In the case of Baker and Goff, we're comparing the volume and efficiency from the season after the trade to the season immediately proceeding it. For Dak, we're looking at the nine games post-trade and comparing them to the seven pre-trade contests.
|Mayfield After |
|Goff After |
per drop back
There seem to be three distinct outcomes here.
Mayfield's production and efficiency decreased across the board. In fact, the 0.10 difference between his Passing Net Expected Points (NEP) per drop back from 2018 to 2019 was the same as the league average among quarterbacks last year. In other words, that's a rather sizable drop. It's worth mentioning that the addition of OBJ wasn't the only change Cleveland's offense experienced in 2019. Nevertheless, it's still noteworthy.
Goff saw his yardage per outing increase by nearly 40 yards, though much of that can be attributed to a rise of 5.3 pass attempts per contest. Aside from his Passing Success Rate (i.e., the percentage of drop backs that lead to positive NEP for a team’s offense), his efficiency metrics experienced only minute bumps.
As for Prescott, he was an entirely different quarterback. He averaged 71.8 more yards per game in the nine outings with Cooper than he did in the seven games without him. He also posted nearly an entire additional yard per attempt. His Passing NEP per drop back jumped from -0.02 (well below-average) to 0.16 (well above-average).

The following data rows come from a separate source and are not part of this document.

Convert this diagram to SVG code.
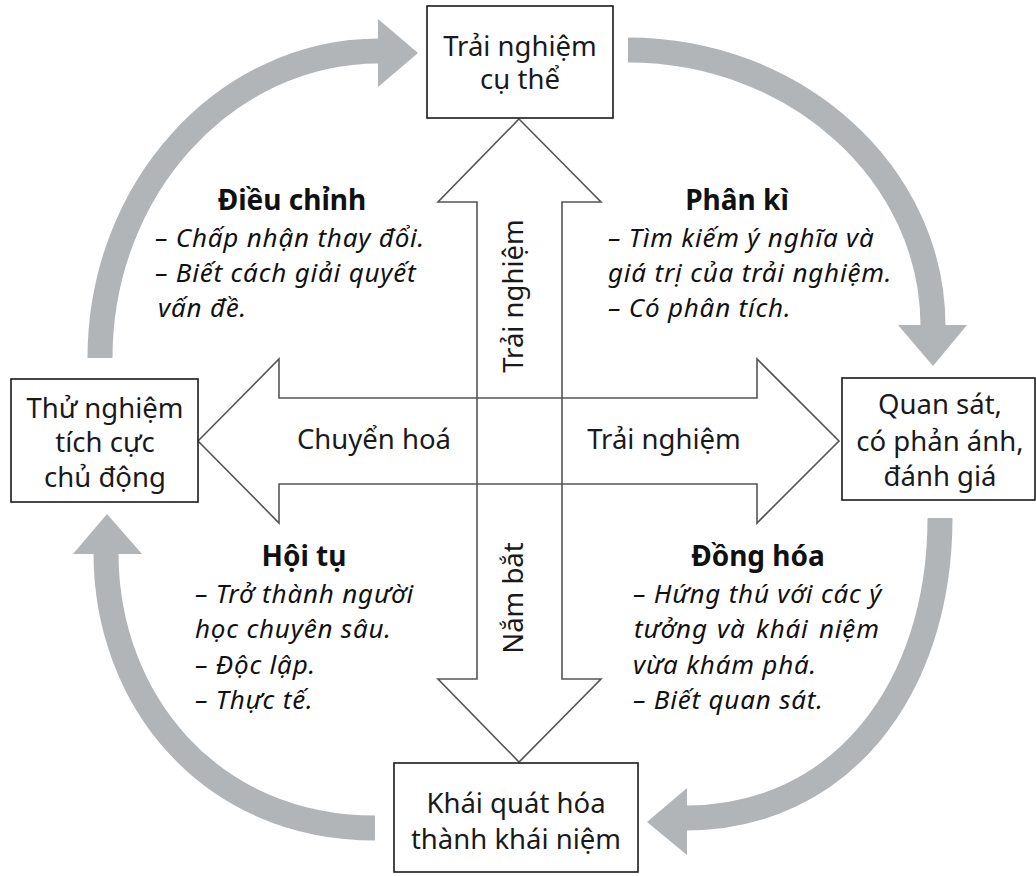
<svg xmlns="http://www.w3.org/2000/svg" width="1036" height="876" viewBox="0 0 1036 876">
<style>
.box{fill:#fff;stroke:#1a1a1a;stroke-width:1.6}
.t{font-family:"Noto Sans","Open Sans",sans-serif;font-size:27.5px;fill:#1a1a1a}
.c{text-anchor:middle}
.b{font-family:"Noto Sans","Open Sans",sans-serif;font-size:28px;font-weight:bold;fill:#111;text-anchor:middle}
.i{font-family:"Noto Sans","Open Sans",sans-serif;font-size:26px;letter-spacing:0.8px;font-style:italic;fill:#111}
.arc{fill:none;stroke:#b2b5b8;stroke-width:25}
.head{fill:#b2b5b8}
.big{fill:none;stroke:#555;stroke-width:1.6;stroke-linejoin:miter}
</style>
<rect width="1036" height="876" fill="#fff"/>
<g id="connectors">
  <path class="arc" d="M100,358 C100,189 225,51 379,51"/>
  <polygon class="head" points="378,19 378,87 418,53"/>
  <path class="arc" d="M628,50 C796,50 933,174 933,326"/>
  <polygon class="head" points="898,325 967,325 933,366"/>
  <path class="arc" d="M940,518 C940,690 840,818 686,818"/>
  <polygon class="head" points="687,788 687,855 647,822"/>
  <path class="arc" d="M375,828 C210,828 106,700 106,553"/>
  <polygon class="head" points="73,554 142,554 107,514"/>
  <polygon class="big" points="519,119 601,202 562,202 562,679 601,679 519,762 438,679 477,679 477,202 438,202"/>
  <polygon class="big" points="198,441 279,359 279,398 757,398 757,359 839,441 757,523 757,484 279,484 279,523"/>
  <text class="t c" x="374" y="449">Chuyển hoá</text>
  <text class="t c" x="664" y="449">Trải nghiệm</text>
  <text class="t c" transform="translate(523,296) rotate(-90)">Trải nghiệm</text>
  <text class="t c" transform="translate(523,598) rotate(-90)">Nắm bắt</text>
</g>
<g id="top">
  <rect class="box" x="427" y="6" width="186" height="112"/>
  <text class="t c" x="520" y="56">Trải nghiệm</text>
  <text class="t c" x="520" y="89">cụ thể</text>
</g>
<g id="left">
  <rect class="box" x="11" y="379" width="187" height="123"/>
  <text class="t c" x="105" y="418">Thử nghiệm</text>
  <text class="t c" x="105" y="452">tích cực</text>
  <text class="t c" x="105" y="487">chủ động</text>
</g>
<g id="right">
  <rect class="box" x="842" y="378" width="193" height="122"/>
  <text class="t c" x="940" y="414">Quan sát,</text>
  <text class="t c" x="940" y="451">có phản ánh,</text>
  <text class="t c" x="940" y="486">đánh giá</text>
</g>
<g id="bottom">
  <rect class="box" x="394" y="763" width="244" height="109"/>
  <text class="t c" x="516" y="813">Khái quát hóa</text>
  <text class="t c" x="516" y="849">thành khái niệm</text>
</g>
<g id="dieu-chinh">
  <text class="b" x="292" y="210">Điều chỉnh</text>
  <text class="i" x="155" y="247">– Chấp nhận thay đổi.</text>
  <text class="i" x="155" y="282">– Biết cách giải quyết</text>
  <text class="i" x="158" y="317">vấn đề.</text>
</g>
<g id="phan-ki">
  <text class="b" x="737" y="210">Phân kì</text>
  <text class="i" x="608" y="247">– Tìm kiếm ý nghĩa và</text>
  <text class="i" x="608" y="282">giá trị của trải nghiệm.</text>
  <text class="i" x="608" y="317">– Có phân tích.</text>
</g>
<g id="hoi-tu">
  <text class="b" x="304" y="566">Hội tụ</text>
  <text class="i" x="195" y="603">– Trở thành người</text>
  <text class="i" x="195" y="638">học chuyên sâu.</text>
  <text class="i" x="195" y="674">– Độc lập.</text>
  <text class="i" x="195" y="709">– Thực tế.</text>
</g>
<g id="dong-hoa">
  <text class="b" x="758" y="566">Đồng hóa</text>
  <text class="i" x="633" y="603">– Hứng thú với các ý</text>
  <text class="i" y="638"><tspan x="634">tưởng</tspan><tspan x="717">và</tspan><tspan x="756">khái</tspan><tspan x="819">niệm</tspan></text>
  <text class="i" x="633" y="674">vừa khám phá.</text>
  <text class="i" x="633" y="709">– Biết quan sát.</text>
</g>
</svg>
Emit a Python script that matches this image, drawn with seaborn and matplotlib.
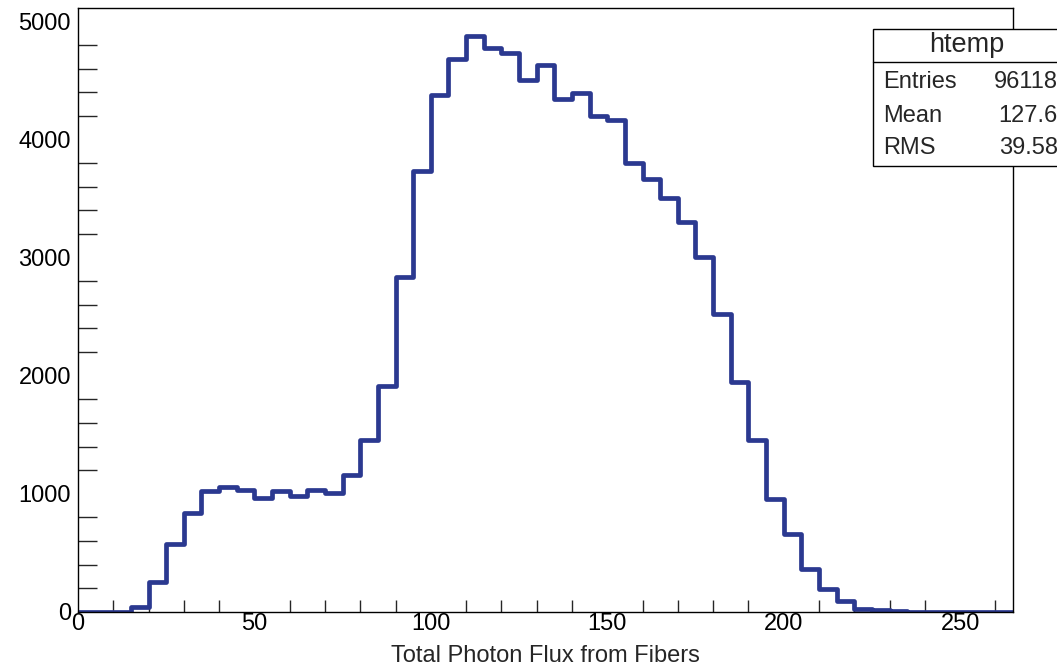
import numpy as np
import pandas as pd
import matplotlib
matplotlib.use("Agg")
import matplotlib.pyplot as plt
from matplotlib.patches import Rectangle
from matplotlib.ticker import MultipleLocator
import seaborn as sns

# ---- data (bin width 5, range 0..265) ----
bin_edges = list(range(0, 270, 5))
counts = [0, 0, 0, 45, 250, 573, 835, 1026, 1055, 1035,
          962, 1024, 981, 1032, 1009, 1159, 1458, 1910, 2838, 3735,
          4378, 4685, 4880, 4775, 4728, 4500, 4630, 4342, 4394, 4196,
          4168, 3800, 3663, 3507, 3302, 3006, 2526, 1947, 1458, 953,
          662, 360, 198, 95, 25, 17, 6, 4, 3, 2,
          1, 1, 1]
x_label = "Total Photon Flux from Fibers"
stats_title = "htemp"
stats_names = ["Entries", "Mean", "RMS"]
stats_values = ["96118", "127.6", "39.58"]
x_ticks = [0, 50, 100, 150, 200, 250]
y_ticks = [0, 1000, 2000, 3000, 4000, 5000]

sns.set_theme(style="white")
plt.rcParams['font.family'] = ['Liberation Sans', 'DejaVu Sans']

centers = [(bin_edges[i] + bin_edges[i + 1]) / 2 for i in range(len(counts))]
df = pd.DataFrame({"x": centers, "w": counts})

fig = plt.figure(figsize=(10.57, 6.69), dpi=100)
ax = fig.add_axes([78 / 1057, 57 / 669, (1013 - 78) / 1057, (612 - 8) / 669])

sns.histplot(data=df, x="x", weights="w", bins=bin_edges, element="step",
             fill=False, color="#2B3990", linewidth=3.4, ax=ax)

ax.set_xlim(0, 265)
ax.set_ylim(0, 5113)
ax.set_xticks(x_ticks)
ax.set_yticks(y_ticks)
ax.xaxis.set_minor_locator(MultipleLocator(10))
ax.yaxis.set_minor_locator(MultipleLocator(200))
ax.tick_params(axis="both", which="major", direction="in", labelsize=17,
               colors="black", width=1)
ax.tick_params(axis="y", which="major", length=28, pad=5)
ax.tick_params(axis="x", which="major", length=18, pad=1)
ax.tick_params(axis="y", which="minor", direction="in", length=14, width=1, left=True)
ax.tick_params(axis="x", which="minor", direction="in", length=9, width=1, bottom=True)
ax.tick_params(top=False, right=False)
ax.set_xlabel(x_label, fontsize=17, labelpad=7)
ax.set_ylabel("")
for s in ax.spines.values():
    s.set_color("black")
    s.set_linewidth(1)

# ---- stats box (figure pixel coordinates) ----
W, H = 1057, 669
def fx(px):
    return px / W
def fy(py):
    return 1 - py / H

box = Rectangle((fx(873), fy(166)), fx(1062) - fx(873), fy(29) - fy(166),
                transform=fig.transFigure, facecolor="white", edgecolor="black",
                linewidth=1, zorder=10, clip_on=False)
fig.patches.append(box)
fig.add_artist(plt.Line2D([fx(873), fx(1062)], [fy(62), fy(62)],
                          transform=fig.transFigure, color="black", linewidth=1, zorder=11))
fig.text(fx(967), fy(45), stats_title, ha="center", va="center", fontsize=19.5, zorder=12)
rows_y = [82, 116, 148]
for name, val, ry in zip(stats_names, stats_values, rows_y):
    fig.text(fx(883), fy(ry), name, ha="left", va="center", fontsize=17, zorder=12)
    fig.text(fx(1058), fy(ry), val, ha="right", va="center", fontsize=17, zorder=12)

fig.savefig("out.png", dpi=100)
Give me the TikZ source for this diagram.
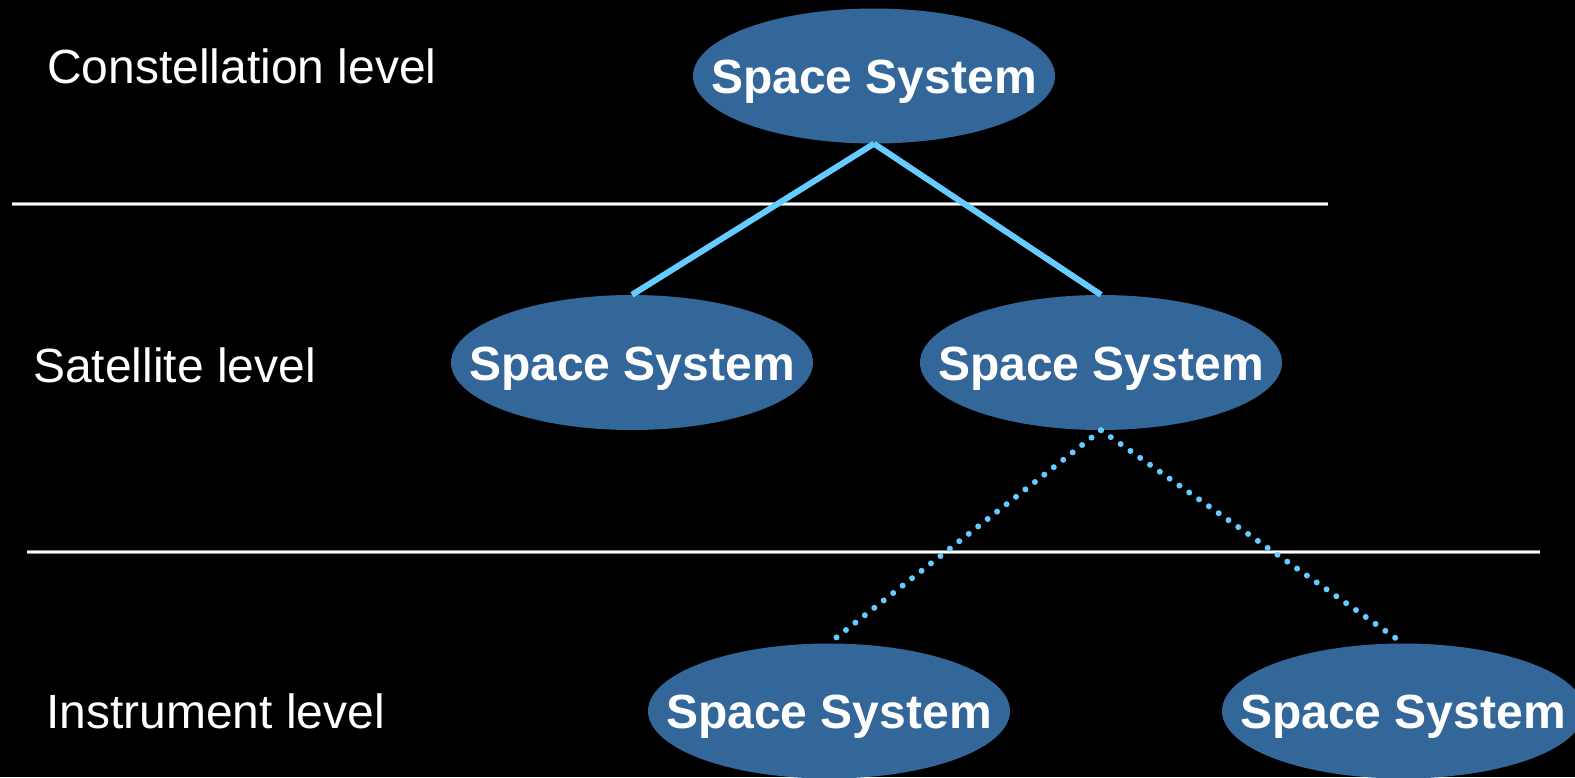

To which quarterback does Allen compare most? I'd argue that he's closer to Mayfield than he is to the other two.
Among the quarterbacks who are all but certain to start in 2020, only Mayfield, Sam Darnold, Daniel Jones, and Dwayne Haskins had a worse Passing NEP per drop back than Allen in 2019. Two of those were rookies. And only Darnold, Gardner Minshew, and Haskins had a lower Passing Success Rate.
According to NFL's Next Gen Stats, the only two passers with a worse completion percentage above expectation than Allen last year were Minshew and Haskins. In other words, those were the only two completing a lower percentage of passes that they should have been hitting.
Among next year's assured starters, only Goff and Darnold hit on a lower percentage of the deep throws they should have connected on.
Diggs is an excellent wideout, but unless Allen finds a way to actually improve his accuracy, there won't be much he can do.
If you're relying on volume to carry Allen to the over, you could end up sorely disappointed. The Bills had the seventh-lowest pass-to-run ratio in 2019 after having the fifth-lowest in 2018. The team drafting a running back in the third round for the second consecutive year is not exactly an indication that they're about to go pass-heavy with an inaccurate quarterback.
In case it wasn't already clear, I prefer the under on 3,249.5 yards (-112).
Passing for 3,250 yards seems high for a guy with accuracy issues who might not even reach 475 attempts. numberFire projects Allen to throw for 3,476.6 yards, but that's based on a 518.4-attempt forecast. Even with the addition of Diggs, I don't see it.
As for touchdowns, 20.5 isn't a high number by any stretch. It's not a prop I'll be going out of my way to bet, but I will definitely be all over the under on yardage.